Knowledge may be power, but it can also take the form of speed.
Implementing any improvement process is a journey, for example, so it can be very useful to find someone that can help you along the path. In the case of Meridian Energy, this meant using Matrikon's tools to better access its own information, and accelerate its trip to beneficial asset management.
New Zealand's largest electricity generator, Meridian, has eight power stations with an installed capacity of 2,460 Megawatts, which it uses to generate approximately 30% of the 12,400 Gigawatt hours that the nation consumes per year. However, the utility recently found itself in a position familiar to many industries"”having to monitor and maintain dispersed and increasingly fragile plants ever more closely with fewer and less experienced staff.
Consequently, beginning in 2000, Meridian implemented a plant asset management (PAM) system to care for its assets, and manage the health of those assets throughout their lifecycles. PAM integrates sophisticated data gathering, plant modeling, analysis and presentation software with legacy systems to keep the lights on for Meridian's 200,000 energy customers.
Garth Dibley, B.E., M.B.A., Meridian's asset manager, reported May 8 at Matrikon Summit 2007 that the company's asset management plan includes initiation and delivery of major rehabilitation projects that will keep plants operating effectively and efficiently in the future. A long term focus on preventive maintenance has seen the recent development of a PAM expert system that predicts mean time to failure for critical assets.
To develop its PAM plan, Dibley explains that Meridian first listed its main asset management aims. These included maintaining asset capability and reliable revenue capacity, enhancing existing asset capacity, extracting latent value, developing efficiencies from existing assets and processes, optimizing its business processes, and creating a unified "One Team" of staffers to accomplish all these goals.

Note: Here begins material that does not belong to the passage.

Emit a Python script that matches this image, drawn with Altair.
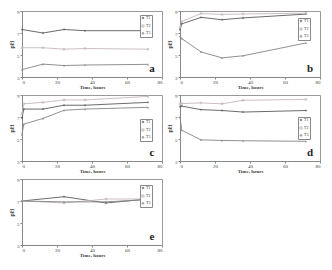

Before starting on its new asset management journey, Dibley reports that Merdian's asset management efforts were mostly time based and involved little predictive maintenance. After redefining its asset management aims in 1999 and 2005, Meridian began to focus on reliability engineering methods using block diagrams, RCIM defect management, and performance monitoring scorecards, and eventually drafted Matrikon into its initiaive. "The most important aspect of all of this is doing asset performance in a feedback loop," says Dibley.Between 1999 and 2006, Dibley reports that Meridian's performance improved dramatically. "We went from 204 forced outages per year to 80-90, and this represented about $1 million in savings," he says. "We also achieved a 30% savings in our unit cost of production, and developed a long-term asset management plan. This is important because the costs of compliance, consultants, and original resources are always increasing, while skills and competent resources are decreasing."
Despite the improvements it gained, Dibley adds that Meridian's journey wasn't always easy. "We found collected data was still questioned, timely data wasn't always appropriate, and that plant data analysis wasn't always consistent," he says. "We found that we still had to optimize the effectiveness of our maintenance. If you've got a big question mark here, then you're running blind. This is why PAM looks at what your upstream processes are doing, and feeds that information forward. The objective is to have a predictive maintenance tool, enable plant condition management, detect any impending faults early, and be proactive based on the health of you assets.
"PAM turns masses of data into useful information that can be acted upon."
To monitor its transformers, turbines, governors and generators, Meridian's PAM generally standardized data entry, prioritizes diagnostics to deliver consistent and objective results, and uses visualization and notification functions to also display those results consistently. The utility's PAM plan developed asset-based software with help from Matrikon's models, condition monitoring, web-based dashboard, and then integrated these overview screens that can drill down from plant to individual unit/transformer overviews. This allows user to check maintenance and alert summaries, and generate specific work orders.
"You can then go all the way down to power factor predictions, and interpolate this information to predict days to failure for that unit," says Dibley. "PAM and Matrikon enabled us to implement our asset performance feedback and achieve a single version of the truth. They really speed us up, and accelerated our journey to asset management excellence."